A file photo of a government primary school  (Mint)
A file photo of a government primary school (Mint)

The geography of learning outcomes in India

  • On average, children in poorer districts of the country tend to learn less in schools, shows an analysis of two large data sets on learning outcomes
  • The analysis shows that large parts of Uttar Pradesh, Bihar, and Madhya Pradesh have the poorest learning outcomes in the country

New Delhi: There is a stark divide across rural India in learning outcomes, with better performing districts clustered in a few parts of the country, a Mint-HT analysis of two large data sets on learning outcomes show.

The first data set is the unit-level data from the annual state of education report (ASER) 2016 survey, sourced from the non-governmental organization Pratham which conducts the ASER surveys. The second data set is the set of district-level report cards published by the National Council of Educational Research and Training (NCERT) based on the results of the National Achievement Survey (NAS) conducted in 2017.

The analysis shows that large parts of Uttar Pradesh, Bihar, and Madhya Pradesh have the poorest learning outcomes in the country, according to both the surveys analysed. These parts of the country are also among the poorest, suggesting that India’s school system is failing children precisely in those parts of the country where it is needed the most.

Numeracy

On basic numeracy, most of the better-performing districts are clustered in peninsular India, in the extreme north, and in a slim strip along the east coast extending all the way to the North-East, ASER data shows. Barring the extreme north, the other two belts also feature in the top performing NAS districts (charts 1a and 1b).

The analysis is based on the district-wise aggregate performance of rural students of the third standard in math questions asked by NAS. For ASER, the analysis considers aggregate district-wise performance of primary students in basic math (subtraction). To ensure sizeable samples at the district level, the performance of students in the classes III-V bracket were aggregated.

District-level comparisons of ASER and NAS numbers don’t always converge. For instance, consider the extreme West region: NAS data suggests the region—especially districts in Rajasthan—is among the top performer in basic math. But the ASER numbers suggest that these districts are considerably worse than the national average.

To be sure, the two surveys have different methodologies. ASER is a rapid assessment survey conducted across rural households covering both private and government school students while NAS employs a more detailed test and is conducted in classrooms of government schools across the country. The analysis also considers a larger cohort from the ASER survey than from NAS, as described above. All of these differences could be driving at least part of the variation between the trends from the two surveys.

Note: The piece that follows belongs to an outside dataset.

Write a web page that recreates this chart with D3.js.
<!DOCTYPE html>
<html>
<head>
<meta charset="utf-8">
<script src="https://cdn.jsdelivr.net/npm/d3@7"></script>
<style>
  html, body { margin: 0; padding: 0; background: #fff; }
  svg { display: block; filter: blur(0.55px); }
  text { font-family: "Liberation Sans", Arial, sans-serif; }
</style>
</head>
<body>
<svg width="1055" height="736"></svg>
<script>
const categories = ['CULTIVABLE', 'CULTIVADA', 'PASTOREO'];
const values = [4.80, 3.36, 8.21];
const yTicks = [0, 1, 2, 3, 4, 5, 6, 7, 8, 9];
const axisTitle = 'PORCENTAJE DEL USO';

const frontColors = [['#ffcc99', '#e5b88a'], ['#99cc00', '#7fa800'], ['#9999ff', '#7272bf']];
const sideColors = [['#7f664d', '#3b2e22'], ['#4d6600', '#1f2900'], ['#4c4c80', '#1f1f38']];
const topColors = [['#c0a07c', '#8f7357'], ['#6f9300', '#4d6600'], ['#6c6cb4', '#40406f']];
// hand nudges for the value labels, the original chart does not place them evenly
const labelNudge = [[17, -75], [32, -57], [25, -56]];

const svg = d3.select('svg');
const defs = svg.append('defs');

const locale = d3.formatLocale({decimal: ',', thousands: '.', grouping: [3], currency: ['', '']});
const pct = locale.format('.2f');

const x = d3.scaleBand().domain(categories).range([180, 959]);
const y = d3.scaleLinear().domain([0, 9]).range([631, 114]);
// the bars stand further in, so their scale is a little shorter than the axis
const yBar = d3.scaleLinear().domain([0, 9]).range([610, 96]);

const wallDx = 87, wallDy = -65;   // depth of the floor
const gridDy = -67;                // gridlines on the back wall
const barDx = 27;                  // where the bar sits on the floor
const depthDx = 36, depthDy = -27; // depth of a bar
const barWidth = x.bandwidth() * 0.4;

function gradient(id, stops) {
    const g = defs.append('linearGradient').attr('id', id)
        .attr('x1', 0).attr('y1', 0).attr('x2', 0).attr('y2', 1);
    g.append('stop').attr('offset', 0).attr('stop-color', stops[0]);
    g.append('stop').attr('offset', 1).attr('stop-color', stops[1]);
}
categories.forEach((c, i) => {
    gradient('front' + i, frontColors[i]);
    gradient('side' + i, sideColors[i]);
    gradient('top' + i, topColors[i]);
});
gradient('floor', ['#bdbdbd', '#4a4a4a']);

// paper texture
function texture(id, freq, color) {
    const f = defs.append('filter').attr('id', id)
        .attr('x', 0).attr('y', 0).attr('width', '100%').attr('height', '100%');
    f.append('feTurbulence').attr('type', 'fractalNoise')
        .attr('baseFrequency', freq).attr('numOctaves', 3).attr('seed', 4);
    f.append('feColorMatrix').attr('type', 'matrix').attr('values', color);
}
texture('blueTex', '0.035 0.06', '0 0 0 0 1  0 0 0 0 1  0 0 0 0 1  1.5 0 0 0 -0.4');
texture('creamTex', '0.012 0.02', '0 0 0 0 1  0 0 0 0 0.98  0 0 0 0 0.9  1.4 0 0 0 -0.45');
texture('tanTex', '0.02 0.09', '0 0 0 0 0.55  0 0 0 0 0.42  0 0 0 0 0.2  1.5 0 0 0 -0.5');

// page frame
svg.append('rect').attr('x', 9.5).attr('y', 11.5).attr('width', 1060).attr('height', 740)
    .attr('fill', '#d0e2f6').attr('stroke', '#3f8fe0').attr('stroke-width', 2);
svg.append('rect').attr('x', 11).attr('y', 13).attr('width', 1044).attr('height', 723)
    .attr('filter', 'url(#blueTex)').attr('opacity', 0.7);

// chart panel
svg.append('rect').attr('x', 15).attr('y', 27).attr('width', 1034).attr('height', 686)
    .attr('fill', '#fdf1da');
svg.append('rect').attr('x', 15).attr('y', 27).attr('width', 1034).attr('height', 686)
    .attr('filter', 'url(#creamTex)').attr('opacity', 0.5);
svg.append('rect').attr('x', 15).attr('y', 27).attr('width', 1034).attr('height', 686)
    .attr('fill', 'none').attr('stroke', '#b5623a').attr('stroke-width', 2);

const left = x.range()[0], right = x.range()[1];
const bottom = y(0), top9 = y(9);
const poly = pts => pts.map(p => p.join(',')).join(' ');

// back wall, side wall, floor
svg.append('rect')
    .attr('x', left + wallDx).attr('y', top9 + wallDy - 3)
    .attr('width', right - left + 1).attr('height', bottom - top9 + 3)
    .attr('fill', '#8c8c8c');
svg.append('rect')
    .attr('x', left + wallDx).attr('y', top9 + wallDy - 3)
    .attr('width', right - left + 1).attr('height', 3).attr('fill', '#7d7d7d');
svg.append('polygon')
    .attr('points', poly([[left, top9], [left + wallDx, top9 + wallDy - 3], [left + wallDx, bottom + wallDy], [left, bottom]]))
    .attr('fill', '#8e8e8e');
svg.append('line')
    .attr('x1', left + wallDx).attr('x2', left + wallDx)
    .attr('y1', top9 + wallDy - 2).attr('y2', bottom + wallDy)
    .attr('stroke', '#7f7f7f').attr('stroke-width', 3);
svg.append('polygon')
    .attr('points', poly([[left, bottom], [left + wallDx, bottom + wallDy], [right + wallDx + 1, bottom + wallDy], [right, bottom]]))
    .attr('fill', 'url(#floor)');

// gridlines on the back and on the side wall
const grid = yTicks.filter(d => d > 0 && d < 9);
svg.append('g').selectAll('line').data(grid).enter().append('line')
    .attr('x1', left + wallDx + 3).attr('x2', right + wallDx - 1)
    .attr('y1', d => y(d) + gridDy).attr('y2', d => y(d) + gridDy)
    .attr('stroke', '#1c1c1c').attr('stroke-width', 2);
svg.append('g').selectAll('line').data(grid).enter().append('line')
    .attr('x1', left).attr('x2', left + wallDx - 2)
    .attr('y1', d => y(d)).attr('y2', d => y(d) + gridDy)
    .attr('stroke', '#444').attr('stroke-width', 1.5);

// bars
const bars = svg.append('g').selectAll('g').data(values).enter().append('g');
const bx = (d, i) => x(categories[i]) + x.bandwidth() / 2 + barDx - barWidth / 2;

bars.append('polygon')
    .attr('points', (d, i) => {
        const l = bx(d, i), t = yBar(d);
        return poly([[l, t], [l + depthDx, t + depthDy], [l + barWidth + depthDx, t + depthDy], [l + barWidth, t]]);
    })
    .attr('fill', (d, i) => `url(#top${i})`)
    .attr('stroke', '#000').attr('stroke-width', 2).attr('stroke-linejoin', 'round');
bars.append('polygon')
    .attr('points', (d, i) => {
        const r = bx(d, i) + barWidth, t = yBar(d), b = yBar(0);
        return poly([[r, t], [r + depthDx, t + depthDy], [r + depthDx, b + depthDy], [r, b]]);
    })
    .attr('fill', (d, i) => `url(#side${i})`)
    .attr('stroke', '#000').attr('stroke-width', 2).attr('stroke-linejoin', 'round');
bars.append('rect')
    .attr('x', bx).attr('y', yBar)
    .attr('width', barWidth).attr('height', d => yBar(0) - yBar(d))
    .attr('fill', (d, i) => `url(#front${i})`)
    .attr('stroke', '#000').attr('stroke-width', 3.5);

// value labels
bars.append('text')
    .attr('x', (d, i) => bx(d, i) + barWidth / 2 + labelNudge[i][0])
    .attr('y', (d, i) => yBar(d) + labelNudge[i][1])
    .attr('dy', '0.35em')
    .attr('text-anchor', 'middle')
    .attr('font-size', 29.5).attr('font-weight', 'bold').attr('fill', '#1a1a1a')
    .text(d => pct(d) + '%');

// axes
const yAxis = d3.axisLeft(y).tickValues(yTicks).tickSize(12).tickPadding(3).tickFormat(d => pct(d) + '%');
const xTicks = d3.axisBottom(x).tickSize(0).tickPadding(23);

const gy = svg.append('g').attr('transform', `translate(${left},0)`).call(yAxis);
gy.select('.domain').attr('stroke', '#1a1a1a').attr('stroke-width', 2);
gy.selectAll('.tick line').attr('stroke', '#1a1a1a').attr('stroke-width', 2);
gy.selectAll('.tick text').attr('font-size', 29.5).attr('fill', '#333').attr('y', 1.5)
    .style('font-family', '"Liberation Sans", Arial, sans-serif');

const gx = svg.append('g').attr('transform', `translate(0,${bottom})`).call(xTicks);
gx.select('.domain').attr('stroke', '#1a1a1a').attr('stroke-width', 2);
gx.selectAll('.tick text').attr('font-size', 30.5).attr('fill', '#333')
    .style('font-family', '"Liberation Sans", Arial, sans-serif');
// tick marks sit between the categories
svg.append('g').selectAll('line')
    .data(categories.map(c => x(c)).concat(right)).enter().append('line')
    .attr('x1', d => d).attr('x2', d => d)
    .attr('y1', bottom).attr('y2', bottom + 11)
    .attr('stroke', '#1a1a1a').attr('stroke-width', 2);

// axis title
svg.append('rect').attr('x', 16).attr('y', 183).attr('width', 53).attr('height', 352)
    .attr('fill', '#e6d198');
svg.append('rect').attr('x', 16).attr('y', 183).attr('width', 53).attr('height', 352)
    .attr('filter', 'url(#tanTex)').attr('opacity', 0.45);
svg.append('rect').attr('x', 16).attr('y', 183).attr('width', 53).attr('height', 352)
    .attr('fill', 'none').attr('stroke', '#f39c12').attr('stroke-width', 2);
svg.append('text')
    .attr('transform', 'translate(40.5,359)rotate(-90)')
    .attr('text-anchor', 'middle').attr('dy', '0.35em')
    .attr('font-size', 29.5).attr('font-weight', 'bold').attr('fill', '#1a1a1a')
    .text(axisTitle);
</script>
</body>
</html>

Overall, 34% of the districts in the bottom quintile (bottom 20%) ranked, according to the ASER survey results, feature in the bottom quintile of NAS. And more than half of the districts in ASER’s bottom quintile feature in the bottom two NAS quintiles (bottom 40%), suggesting significant convergence in trends when it comes to performance in basic math at the primary level of schooling.

Language

The trends in reading ability and language scores are broadly similar to the trends in math performance. South India is an outperformer when it comes to language scores (NAS) and reading ability (ASER). But barring pockets in the North-East and West Bengal, the east fares considerably worse than the western half of the country when it comes to language proficiency and reading ability (charts 2a and 2b).

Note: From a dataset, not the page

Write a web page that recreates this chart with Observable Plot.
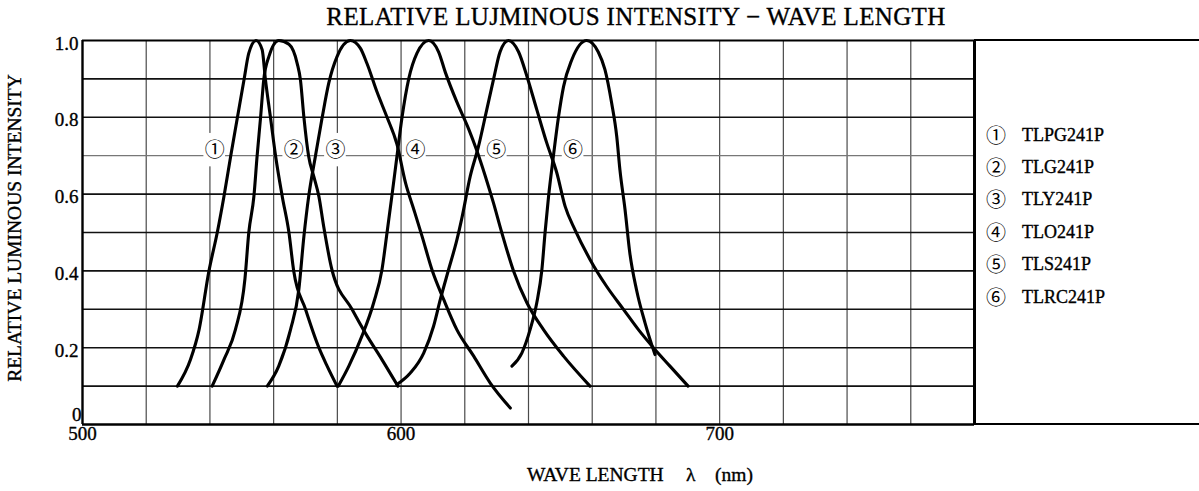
<!DOCTYPE html>
<html>
<head>
<meta charset="utf-8">
<script src="https://cdn.jsdelivr.net/npm/d3@7"></script>
<script src="https://cdn.jsdelivr.net/npm/@observablehq/plot@0.6"></script>
<style>
html,body{margin:0;padding:0;background:#fff;}
#wrap{position:relative;width:1199px;height:491px;overflow:hidden;font-family:"Liberation Serif",serif;color:#000;}
#chart{position:absolute;left:0;top:0;}
.t{position:absolute;white-space:nowrap;-webkit-text-stroke:0.35px #000;}
</style>
</head>
<body>
<div id="wrap">
  <div id="chart"></div>
</div>
<script>
// ---------------- DATA ----------------
const chartTitle = "RELATIVE LUJMINOUS INTENSITY \u2212 WAVE LENGTH";
const yLabel = "RELATIVE LUMINOUS INTENSITY";
const xLabelParts = ["WAVE LENGTH", "\u03BB", "(nm)"];

const seriesNames = ["TLPG241P", "TLG241P", "TLY241P", "TLO241P", "TLS241P", "TLRC241P"];
const seriesMarks = ["\u2460", "\u2461", "\u2462", "\u2463", "\u2464", "\u2465"];

// label positions on the chart (wavelength nm, relative intensity)
const labelX = [541.5, 566.3, 579.4, 604.5, 629.9, 654.0];
const labelY = [0.713, 0.713, 0.713, 0.713, 0.713, 0.713];

const xTicks = [500, 600, 700];
const yTicks = [0.2, 0.4, 0.6, 0.8, 1.0];
const yTickLabels = ["0.2", "0.4", "0.6", "0.8", "1.0"];
const xGrid = [520, 540, 560, 580, 600, 620, 640, 660, 680, 700, 720, 740, 760];
const yGridDark = [0.1, 0.2, 0.3, 0.4, 0.5, 0.6, 0.8, 0.9];
const yGridLight = [0.7];

// [wavelength nm, relative intensity]
const tlpg241p = [[529.8,0.1],[533.9,0.169],[536.6,0.247],[539.7,0.40],[542.3,0.5],[544.4,0.594],[546.5,0.698],[548.6,0.798],[550.7,0.898],[552.2,0.967],[554.5,1.0],[556.4,0.976],[557.4,0.9],[559,0.8],[560.6,0.7],[562.7,0.594],[564.8,0.5],[566.3,0.4],[570,0.3],[574.2,0.2],[576.8,0.152],[579.9,0.1]];
const tlg241p = [[540.7,0.1],[544.4,0.169],[548,0.247],[551,0.38],[552.2,0.5],[553.8,0.594],[554.8,0.698],[555.9,0.8],[556.9,0.898],[558.5,0.958],[561.6,1.0],[564.8,0.99],[567.4,0.94],[568.4,0.898],[569.5,0.8],[571,0.698],[572.6,0.646],[574.2,0.594],[575.7,0.516],[578.3,0.403],[584.6,0.3],[588.8,0.238],[594,0.169],[599,0.1]];
const tly241p = [[558,0.1],[561.6,0.152],[565.3,0.247],[567.9,0.351],[569.5,0.49],[571,0.594],[573.1,0.698],[575.2,0.798],[577.3,0.889],[579.9,0.958],[584.1,1.0],[587.2,0.98],[589.3,0.94],[592.4,0.867],[595.6,0.8],[598.7,0.73],[601.4,0.629],[604,0.56],[606.6,0.49],[609.7,0.403],[613.4,0.325],[617.5,0.247],[622.8,0.178],[628,0.108],[634.3,0.043]];
const tlo241p = [[580.3,0.1],[583.6,0.152],[587.7,0.23],[591.4,0.317],[594,0.403],[595.6,0.5],[597.1,0.594],[598.7,0.698],[600.3,0.8],[602.4,0.9],[605,0.967],[608.7,1.0],[611.8,0.97],[613.9,0.917],[617.5,0.84],[621.2,0.77],[623.8,0.713],[626.4,0.648],[629,0.577],[631.6,0.5],[635.3,0.4],[639.5,0.317],[644.7,0.247],[651,0.178],[659.3,0.1]];
const tls241p = [[598.7,0.104],[602.9,0.134],[607.1,0.186],[610.2,0.256],[612.3,0.325],[614.9,0.403],[617.5,0.48],[619.1,0.538],[621.7,0.646],[624.3,0.724],[626.9,0.82],[629,0.898],[631.1,0.971],[633.7,1.0],[636.9,0.97],[639.5,0.907],[642.6,0.82],[645.7,0.734],[648.9,0.655],[651.5,0.568],[654.6,0.507],[659.3,0.43],[664.5,0.36],[669.8,0.3],[674.5,0.247],[679.2,0.2],[684.4,0.152],[690.1,0.1]];
const tlrc241p = [[634.8,0.152],[637.9,0.186],[640.5,0.247],[642.6,0.317],[644.2,0.403],[645.2,0.5],[646.3,0.594],[647.8,0.698],[649.4,0.8],[651,0.88],[653.6,0.95],[658.3,1.0],[661.9,0.97],[664,0.924],[666.1,0.837],[667.7,0.75],[668.7,0.663],[670.3,0.56],[671.8,0.447],[673.9,0.351],[676.6,0.264],[679.7,0.182]];

// ---------------- BUILD ----------------
const allSeries = [tlpg241p, tlg241p, tly241p, tlo241p, tls241p, tlrc241p];
const rows = allSeries.flatMap((pts, i) => pts.map(([x, y]) => ({x, y, k: seriesNames[i]})));
const labelRows = seriesMarks.map((m, i) => ({x: labelX[i], y: labelY[i], text: m}));

const tickStyle = {fontSize: 19, fill: "#000", stroke: "#000", strokeWidth: 0.35};

const chart = Plot.plot({
  width: 1199,
  height: 491,
  marginTop: 40,
  marginBottom: 67,
  marginLeft: 82,
  marginRight: 225,
  x: {domain: [500, 780], axis: null},
  y: {domain: [0, 1], axis: null},
  style: {fontFamily: "'Liberation Serif', serif", background: "transparent", color: "#000"},
  marks: [
    Plot.ruleX(xGrid, {stroke: "#4a4a4a", strokeWidth: 1.2}),
    Plot.ruleY(yGridDark, {stroke: "#111", strokeWidth: 1.6}),
    Plot.ruleY(yGridLight, {stroke: "#777", strokeWidth: 1.3}),
    Plot.rect(labelRows, {x1: d => d.x - 3.4, x2: d => d.x + 3.4, y1: d => d.y - 0.042, y2: d => d.y + 0.045, fill: "white"}),
    Plot.ruleX([500], {stroke: "#000", strokeWidth: 2.4}),
    Plot.ruleX([780], {stroke: "#000", strokeWidth: 3}),
    Plot.ruleY([0], {stroke: "#000", strokeWidth: 2.4}),
    Plot.ruleY([1], {stroke: "#000", strokeWidth: 2}),
    Plot.line(rows, {x: "x", y: "y", z: "k", stroke: "#000", strokeWidth: 3.1, curve: "monotone-x"}),
    Plot.text(labelRows, {x: "x", y: "y", text: "text", fontSize: 20, fontFamily: "'Noto Sans CJK JP', sans-serif", fill: "#000"}),
    Plot.text(xTicks, {x: d => d, frameAnchor: "bottom", dy: 15, text: d => String(d), ...tickStyle}),
    Plot.text(yTicks, {y: d => d, frameAnchor: "left", textAnchor: "end", dx: -4, dy: 3, text: (d, i) => yTickLabels[i], ...tickStyle}),
    Plot.text([0], {y: d => d, frameAnchor: "left", textAnchor: "end", dx: -1, dy: -10, text: d => String(d), ...tickStyle})
  ]
});
document.getElementById("chart").appendChild(chart);

const wrap = document.getElementById("wrap");
function addText(txt, styles) {
  const d = document.createElement("div");
  d.className = "t";
  d.textContent = txt;
  Object.assign(d.style, styles);
  wrap.appendChild(d);
  return d;
}

// title
addText(chartTitle, {left: "636px", top: "4px", fontSize: "25px", lineHeight: "25px", transform: "translateX(-50%)", letterSpacing: "0.35px"});

// x label
addText(xLabelParts[0], {left: "527px", top: "465px", fontSize: "19.5px", lineHeight: "19.5px"});
addText(xLabelParts[1], {left: "686px", top: "465px", fontSize: "19.5px", lineHeight: "19.5px"});
addText(xLabelParts[2], {left: "715px", top: "465px", fontSize: "19.5px", lineHeight: "19.5px"});

// y label
addText(yLabel, {left: "15px", top: "228px", fontSize: "19.5px", lineHeight: "19.5px", transform: "translate(-50%,-50%) rotate(-90deg)"});

// legend box (extends the frame's top & bottom lines)
const box = document.createElement("div");
Object.assign(box.style, {position: "absolute", left: "974px", top: "39px", width: "225px", height: "386px", boxSizing: "border-box", borderTop: "2px solid #000", borderBottom: "2.5px solid #000"});
wrap.appendChild(box);

const legendY = [135, 167, 199, 232, 264, 297];
seriesNames.forEach((name, i) => {
  const m = addText(seriesMarks[i], {left: "996px", top: legendY[i] + "px", fontSize: "20px", lineHeight: "20px", fontFamily: "'Noto Sans CJK JP', sans-serif", transform: "translate(-50%,-50%)"});
  m.style.webkitTextStroke = "0px";
  addText(name, {left: "1022px", top: legendY[i] + "px", fontSize: "18px", lineHeight: "18px", transform: "translateY(-50%)"});
});
</script>
</body>
</html>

Several districts of Punjab, Haryana, and Jammu and Kashmir fare well in terms of reading ability (ASER) although they don’t seem to be among the top districts in language scores, according to NAS. Rajasthan, again is an outperformer according to NAS but not according to ASER.

While there are differences in the two surveys, both surveys indicate significant geographic inequality in learning outcomes, with prosperous parts of the country, on average, performing far better than the poorer parts. A Mint analysis of the data from the National Family Health Survey (NFHS) conducted in 2015-16 had shown how richer districts of the country are clustered in the Western half and the poorer districts in the eastern half of the country. With some notable exceptions (such as in the North-East), the trends in learning outcomes are roughly similar to the trends in affluence, this analysis shows. One reason for this is that the affluent and the privileged tend to learn better, as the first part of this series showed, and they tend to be clustered in the relatively more affluent districts. The other reason for this could be the low level of investments in school infrastructure and weak monitoring in the poorer districts. This could be the other big driver of poorer learning outcomes in the districts that need better schooling the most.

This is the concluding part of a two-part data journalism series on learning outcomes in India. The first part examined how household inequality shapes inequities in learning outcomes.